INSTRUCTIONS FOR THE TASK:
Copy all of the material word for word, except for the pictures.

** Start **

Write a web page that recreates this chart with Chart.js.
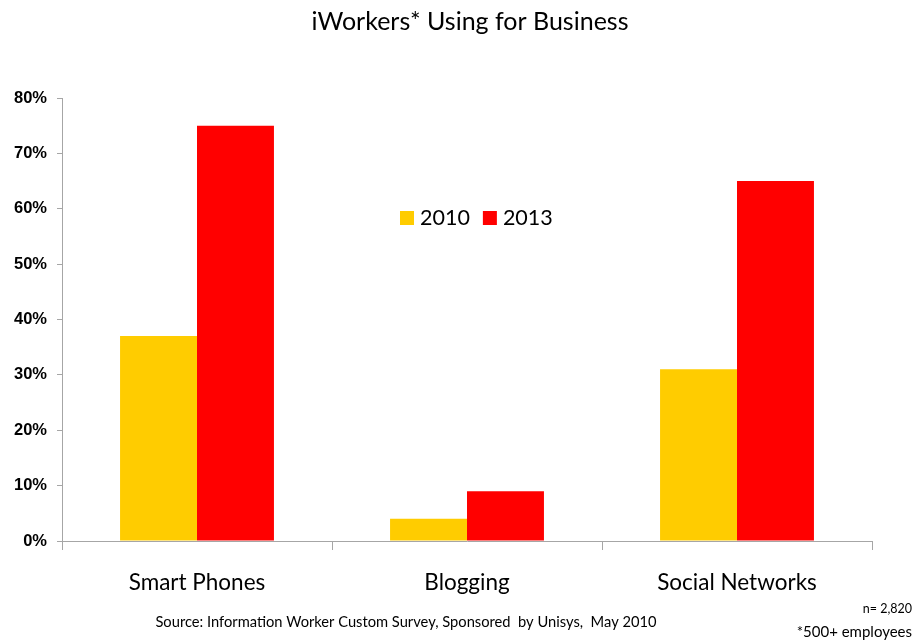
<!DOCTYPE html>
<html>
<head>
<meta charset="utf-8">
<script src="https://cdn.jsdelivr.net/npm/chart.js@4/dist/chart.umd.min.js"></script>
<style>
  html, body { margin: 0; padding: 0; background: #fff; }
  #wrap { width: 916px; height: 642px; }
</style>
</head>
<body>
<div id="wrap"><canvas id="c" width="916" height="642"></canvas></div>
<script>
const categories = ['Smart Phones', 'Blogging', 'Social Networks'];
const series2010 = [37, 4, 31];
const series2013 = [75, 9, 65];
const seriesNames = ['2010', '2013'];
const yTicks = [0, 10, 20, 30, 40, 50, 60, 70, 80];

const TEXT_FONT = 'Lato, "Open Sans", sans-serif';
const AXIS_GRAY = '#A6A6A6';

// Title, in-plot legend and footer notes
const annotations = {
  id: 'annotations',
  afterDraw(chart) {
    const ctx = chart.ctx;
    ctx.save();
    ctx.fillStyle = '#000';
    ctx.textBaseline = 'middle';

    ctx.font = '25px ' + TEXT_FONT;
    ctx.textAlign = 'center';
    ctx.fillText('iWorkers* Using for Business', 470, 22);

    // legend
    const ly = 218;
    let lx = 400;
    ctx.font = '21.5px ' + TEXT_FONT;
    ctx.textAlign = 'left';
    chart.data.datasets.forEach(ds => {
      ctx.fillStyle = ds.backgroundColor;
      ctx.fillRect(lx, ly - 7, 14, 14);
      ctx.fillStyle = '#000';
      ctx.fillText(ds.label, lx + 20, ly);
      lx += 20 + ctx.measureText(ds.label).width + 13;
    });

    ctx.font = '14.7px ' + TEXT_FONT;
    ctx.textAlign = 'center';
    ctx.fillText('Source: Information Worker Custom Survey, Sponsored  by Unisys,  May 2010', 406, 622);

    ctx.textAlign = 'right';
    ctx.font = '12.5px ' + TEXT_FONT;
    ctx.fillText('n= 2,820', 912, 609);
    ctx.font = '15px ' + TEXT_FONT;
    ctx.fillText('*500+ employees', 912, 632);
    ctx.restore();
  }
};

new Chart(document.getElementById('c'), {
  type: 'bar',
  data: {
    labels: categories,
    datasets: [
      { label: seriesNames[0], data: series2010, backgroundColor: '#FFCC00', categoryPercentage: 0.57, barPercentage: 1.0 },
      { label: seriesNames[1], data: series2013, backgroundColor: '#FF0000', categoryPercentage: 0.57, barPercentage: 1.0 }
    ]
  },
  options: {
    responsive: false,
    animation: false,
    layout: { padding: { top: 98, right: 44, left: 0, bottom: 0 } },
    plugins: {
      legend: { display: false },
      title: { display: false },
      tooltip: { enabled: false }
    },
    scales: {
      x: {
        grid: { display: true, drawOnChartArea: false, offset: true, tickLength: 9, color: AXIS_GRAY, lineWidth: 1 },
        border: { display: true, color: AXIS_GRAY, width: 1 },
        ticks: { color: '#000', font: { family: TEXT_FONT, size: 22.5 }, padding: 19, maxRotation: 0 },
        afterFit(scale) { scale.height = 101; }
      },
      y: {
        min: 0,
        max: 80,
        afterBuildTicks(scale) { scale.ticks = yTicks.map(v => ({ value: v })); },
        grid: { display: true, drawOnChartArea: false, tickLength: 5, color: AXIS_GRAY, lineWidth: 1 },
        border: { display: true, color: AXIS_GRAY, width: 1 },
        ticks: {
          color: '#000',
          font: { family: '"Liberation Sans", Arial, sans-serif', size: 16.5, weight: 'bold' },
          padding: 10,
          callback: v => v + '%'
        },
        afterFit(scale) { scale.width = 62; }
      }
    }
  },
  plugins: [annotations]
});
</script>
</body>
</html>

** End **

SOLUTION TO THIS TASK:
Write a web page that recreates this chart with Chart.js.
<!DOCTYPE html>
<html>
<head>
<meta charset="utf-8">
<script src="https://cdn.jsdelivr.net/npm/chart.js@4/dist/chart.umd.min.js"></script>
<style>
  html, body { margin: 0; padding: 0; background: #fff; }
  #wrap { width: 916px; height: 642px; }
</style>
</head>
<body>
<div id="wrap"><canvas id="c" width="916" height="642"></canvas></div>
<script>
const categories = ['Smart Phones', 'Blogging', 'Social Networks'];
const series2010 = [37, 4, 31];
const series2013 = [75, 9, 65];
const seriesNames = ['2010', '2013'];
const yTicks = [0, 10, 20, 30, 40, 50, 60, 70, 80];

const TEXT_FONT = 'Lato, "Open Sans", sans-serif';
const AXIS_GRAY = '#A6A6A6';

// Title, in-plot legend and footer notes
const annotations = {
  id: 'annotations',
  afterDraw(chart) {
    const ctx = chart.ctx;
    ctx.save();
    ctx.fillStyle = '#000';
    ctx.textBaseline = 'middle';

    ctx.font = '25px ' + TEXT_FONT;
    ctx.textAlign = 'center';
    ctx.fillText('iWorkers* Using for Business', 470, 22);

    // legend
    const ly = 218;
    let lx = 400;
    ctx.font = '21.5px ' + TEXT_FONT;
    ctx.textAlign = 'left';
    chart.data.datasets.forEach(ds => {
      ctx.fillStyle = ds.backgroundColor;
      ctx.fillRect(lx, ly - 7, 14, 14);
      ctx.fillStyle = '#000';
      ctx.fillText(ds.label, lx + 20, ly);
      lx += 20 + ctx.measureText(ds.label).width + 13;
    });

    ctx.font = '14.7px ' + TEXT_FONT;
    ctx.textAlign = 'center';
    ctx.fillText('Source: Information Worker Custom Survey, Sponsored  by Unisys,  May 2010', 406, 622);

    ctx.textAlign = 'right';
    ctx.font = '12.5px ' + TEXT_FONT;
    ctx.fillText('n= 2,820', 912, 609);
    ctx.font = '15px ' + TEXT_FONT;
    ctx.fillText('*500+ employees', 912, 632);
    ctx.restore();
  }
};

new Chart(document.getElementById('c'), {
  type: 'bar',
  data: {
    labels: categories,
    datasets: [
      { label: seriesNames[0], data: series2010, backgroundColor: '#FFCC00', categoryPercentage: 0.57, barPercentage: 1.0 },
      { label: seriesNames[1], data: series2013, backgroundColor: '#FF0000', categoryPercentage: 0.57, barPercentage: 1.0 }
    ]
  },
  options: {
    responsive: false,
    animation: false,
    layout: { padding: { top: 98, right: 44, left: 0, bottom: 0 } },
    plugins: {
      legend: { display: false },
      title: { display: false },
      tooltip: { enabled: false }
    },
    scales: {
      x: {
        grid: { display: true, drawOnChartArea: false, offset: true, tickLength: 9, color: AXIS_GRAY, lineWidth: 1 },
        border: { display: true, color: AXIS_GRAY, width: 1 },
        ticks: { color: '#000', font: { family: TEXT_FONT, size: 22.5 }, padding: 19, maxRotation: 0 },
        afterFit(scale) { scale.height = 101; }
      },
      y: {
        min: 0,
        max: 80,
        afterBuildTicks(scale) { scale.ticks = yTicks.map(v => ({ value: v })); },
        grid: { display: true, drawOnChartArea: false, tickLength: 5, color: AXIS_GRAY, lineWidth: 1 },
        border: { display: true, color: AXIS_GRAY, width: 1 },
        ticks: {
          color: '#000',
          font: { family: '"Liberation Sans", Arial, sans-serif', size: 16.5, weight: 'bold' },
          padding: 10,
          callback: v => v + '%'
        },
        afterFit(scale) { scale.width = 62; }
      }
    }
  },
  plugins: [annotations]
});
</script>
</body>
</html>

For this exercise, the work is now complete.